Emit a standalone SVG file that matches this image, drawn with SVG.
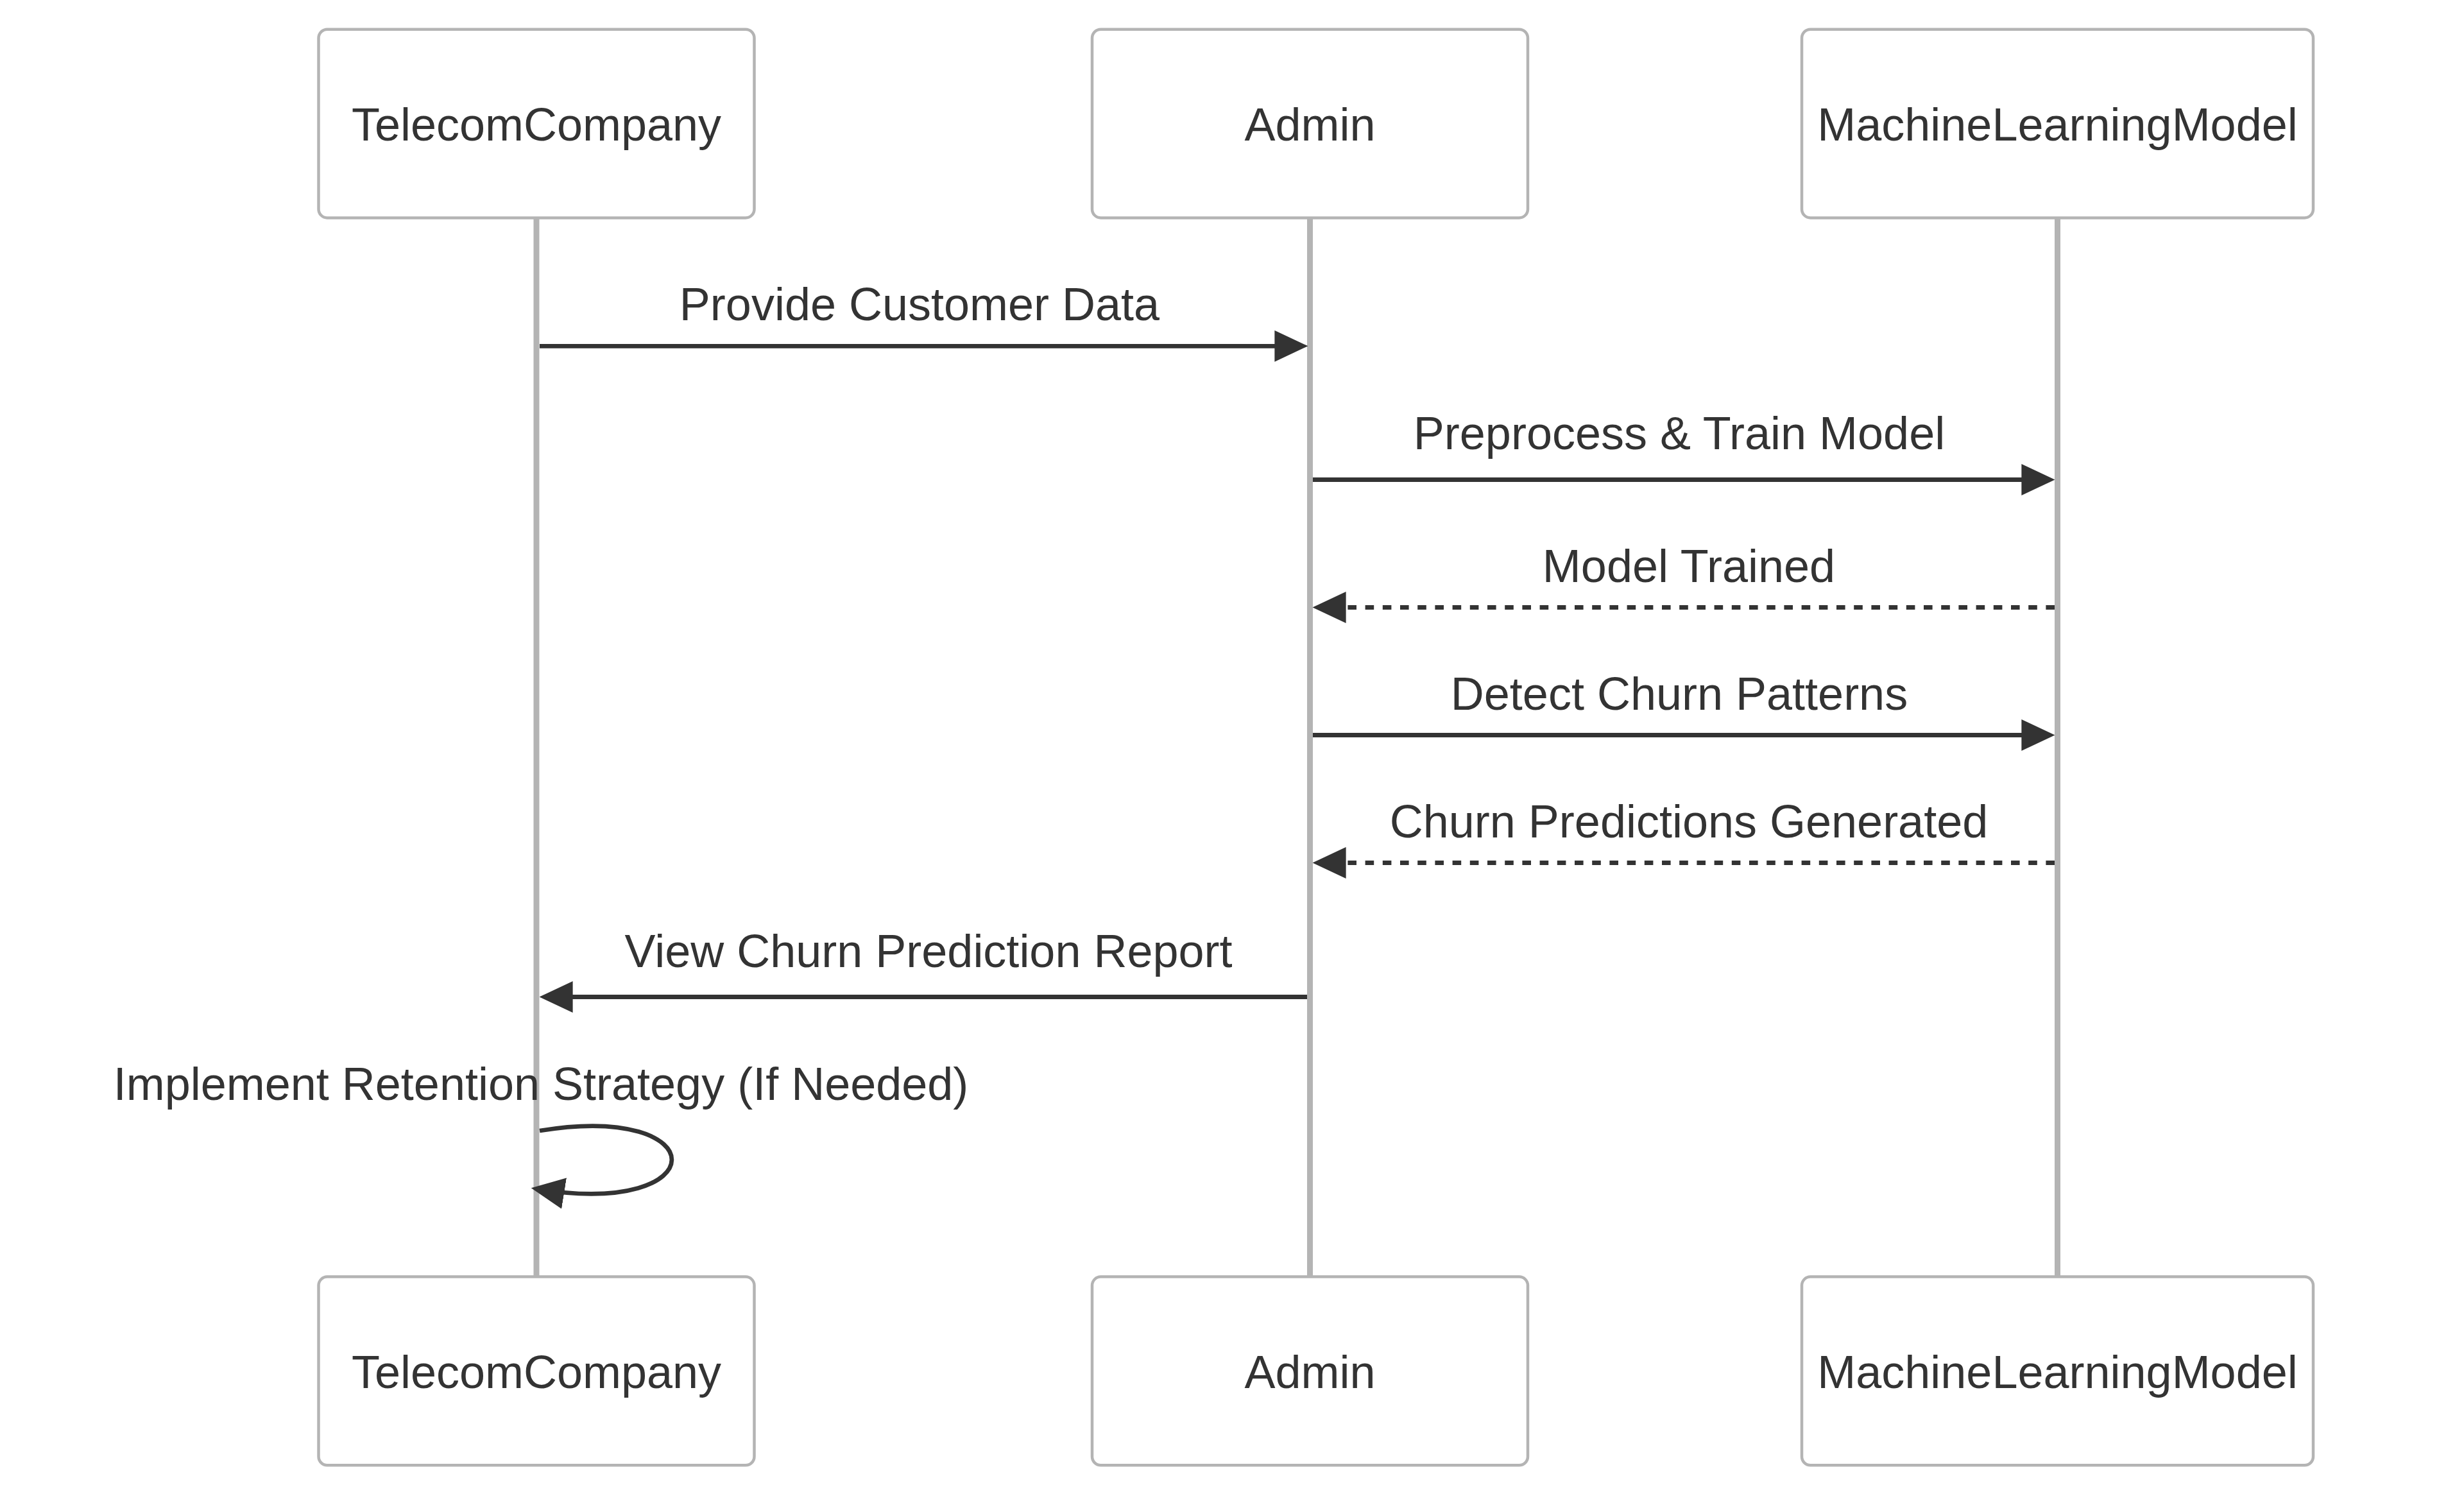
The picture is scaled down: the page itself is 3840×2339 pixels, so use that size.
<svg xmlns="http://www.w3.org/2000/svg" width="3840" height="2339" viewBox="0 0 3840 2339">
  <style>
    .actor { fill: #ffffff; stroke: #b4b4b4; stroke-width: 4.5; }
    .lifeline { stroke: #b4b4b4; stroke-width: 9; fill: none; }
    .label { font-family: "Liberation Sans", Arial, sans-serif; font-size: 72px; fill: #333333; text-anchor: middle; }
    .msg { stroke: #333333; stroke-width: 6.8; fill: none; marker-end: url(#arrowhead); }
    .dashed { stroke-dasharray: 13.6 13.6; }
  </style>
  <defs>
    <marker id="arrowhead" markerUnits="userSpaceOnUse" markerWidth="52" markerHeight="49" refX="40" refY="23.5" orient="auto" viewBox="0 0 50 47">
      <path d="M0,0 L50,23.5 L0,47 z" fill="#333333"/>
    </marker>
  </defs>
  <rect width="3840" height="2339" fill="#ffffff"/>

  <g id="lifelines">
    <line class="lifeline" x1="836" y1="339.5" x2="836" y2="1989.5"/>
    <line class="lifeline" x1="2041.5" y1="339.5" x2="2041.5" y2="1989.5"/>
    <line class="lifeline" x1="3206.5" y1="339.5" x2="3206.5" y2="1989.5"/>
  </g>

  <g id="actor-telecom-top">
    <rect class="actor" x="496.5" y="45.7" width="679" height="293.8" rx="13.6" ry="13.6"/>
    <text class="label" x="836" y="219">TelecomCompany</text>
  </g>
  <g id="actor-admin-top">
    <rect class="actor" x="1702" y="45.7" width="679" height="293.8" rx="13.6" ry="13.6"/>
    <text class="label" x="2041.5" y="219">Admin</text>
  </g>
  <g id="actor-ml-top">
    <rect class="actor" x="2808" y="45.7" width="797" height="293.8" rx="13.6" ry="13.6"/>
    <text class="label" x="3206.5" y="219">MachineLearningModel</text>
  </g>

  <g id="actor-telecom-bottom">
    <rect class="actor" x="496.5" y="1989.5" width="679" height="293.8" rx="13.6" ry="13.6"/>
    <text class="label" x="836" y="2163">TelecomCompany</text>
  </g>
  <g id="actor-admin-bottom">
    <rect class="actor" x="1702" y="1989.5" width="679" height="293.8" rx="13.6" ry="13.6"/>
    <text class="label" x="2041.5" y="2163">Admin</text>
  </g>
  <g id="actor-ml-bottom">
    <rect class="actor" x="2808" y="1989.5" width="797" height="293.8" rx="13.6" ry="13.6"/>
    <text class="label" x="3206.5" y="2163">MachineLearningModel</text>
  </g>

  <g id="connectors">
    <path class="msg" d="M841,539.3 L2028,539.3"/>
    <path class="msg" d="M2046,747.5 L3192,747.5"/>
    <path class="msg dashed" d="M3202,946.5 L2056,946.5"/>
    <path class="msg" d="M2046,1145.5 L3192,1145.5"/>
    <path class="msg dashed" d="M3202,1344.5 L2056,1344.5"/>
    <path class="msg" d="M2037,1553.5 L851,1553.5"/>
    <path class="msg" d="M841,1762 C1116,1717 1116,1898 838,1853"/>
  </g>

  <g id="message-labels">
    <text class="label" x="1433" y="499">Provide Customer Data</text>
    <text class="label" x="2617" y="699.5">Preprocess &amp; Train Model</text>
    <text class="label" x="2632" y="907">Model Trained</text>
    <text class="label" x="2617" y="1105.5">Detect Churn Patterns</text>
    <text class="label" x="2632" y="1304.5">Churn Predictions Generated</text>
    <text class="label" x="1447" y="1506.5">View Churn Prediction Report</text>
    <text class="label" x="843" y="1714">Implement Retention Strategy (If Needed)</text>
  </g>
</svg>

===

YOUR GOAL: Leave the pictures out, and print every line of the listing exactly as written.

ANSWER TO THE PROBLEM:
Emit a standalone SVG file that matches this image, drawn with SVG.
The picture is scaled down: the page itself is 3840×2339 pixels, so use that size.
<svg xmlns="http://www.w3.org/2000/svg" width="3840" height="2339" viewBox="0 0 3840 2339">
  <style>
    .actor { fill: #ffffff; stroke: #b4b4b4; stroke-width: 4.5; }
    .lifeline { stroke: #b4b4b4; stroke-width: 9; fill: none; }
    .label { font-family: "Liberation Sans", Arial, sans-serif; font-size: 72px; fill: #333333; text-anchor: middle; }
    .msg { stroke: #333333; stroke-width: 6.8; fill: none; marker-end: url(#arrowhead); }
    .dashed { stroke-dasharray: 13.6 13.6; }
  </style>
  <defs>
    <marker id="arrowhead" markerUnits="userSpaceOnUse" markerWidth="52" markerHeight="49" refX="40" refY="23.5" orient="auto" viewBox="0 0 50 47">
      <path d="M0,0 L50,23.5 L0,47 z" fill="#333333"/>
    </marker>
  </defs>
  <rect width="3840" height="2339" fill="#ffffff"/>

  <g id="lifelines">
    <line class="lifeline" x1="836" y1="339.5" x2="836" y2="1989.5"/>
    <line class="lifeline" x1="2041.5" y1="339.5" x2="2041.5" y2="1989.5"/>
    <line class="lifeline" x1="3206.5" y1="339.5" x2="3206.5" y2="1989.5"/>
  </g>

  <g id="actor-telecom-top">
    <rect class="actor" x="496.5" y="45.7" width="679" height="293.8" rx="13.6" ry="13.6"/>
    <text class="label" x="836" y="219">TelecomCompany</text>
  </g>
  <g id="actor-admin-top">
    <rect class="actor" x="1702" y="45.7" width="679" height="293.8" rx="13.6" ry="13.6"/>
    <text class="label" x="2041.5" y="219">Admin</text>
  </g>
  <g id="actor-ml-top">
    <rect class="actor" x="2808" y="45.7" width="797" height="293.8" rx="13.6" ry="13.6"/>
    <text class="label" x="3206.5" y="219">MachineLearningModel</text>
  </g>

  <g id="actor-telecom-bottom">
    <rect class="actor" x="496.5" y="1989.5" width="679" height="293.8" rx="13.6" ry="13.6"/>
    <text class="label" x="836" y="2163">TelecomCompany</text>
  </g>
  <g id="actor-admin-bottom">
    <rect class="actor" x="1702" y="1989.5" width="679" height="293.8" rx="13.6" ry="13.6"/>
    <text class="label" x="2041.5" y="2163">Admin</text>
  </g>
  <g id="actor-ml-bottom">
    <rect class="actor" x="2808" y="1989.5" width="797" height="293.8" rx="13.6" ry="13.6"/>
    <text class="label" x="3206.5" y="2163">MachineLearningModel</text>
  </g>

  <g id="connectors">
    <path class="msg" d="M841,539.3 L2028,539.3"/>
    <path class="msg" d="M2046,747.5 L3192,747.5"/>
    <path class="msg dashed" d="M3202,946.5 L2056,946.5"/>
    <path class="msg" d="M2046,1145.5 L3192,1145.5"/>
    <path class="msg dashed" d="M3202,1344.5 L2056,1344.5"/>
    <path class="msg" d="M2037,1553.5 L851,1553.5"/>
    <path class="msg" d="M841,1762 C1116,1717 1116,1898 838,1853"/>
  </g>

  <g id="message-labels">
    <text class="label" x="1433" y="499">Provide Customer Data</text>
    <text class="label" x="2617" y="699.5">Preprocess &amp; Train Model</text>
    <text class="label" x="2632" y="907">Model Trained</text>
    <text class="label" x="2617" y="1105.5">Detect Churn Patterns</text>
    <text class="label" x="2632" y="1304.5">Churn Predictions Generated</text>
    <text class="label" x="1447" y="1506.5">View Churn Prediction Report</text>
    <text class="label" x="843" y="1714">Implement Retention Strategy (If Needed)</text>
  </g>
</svg>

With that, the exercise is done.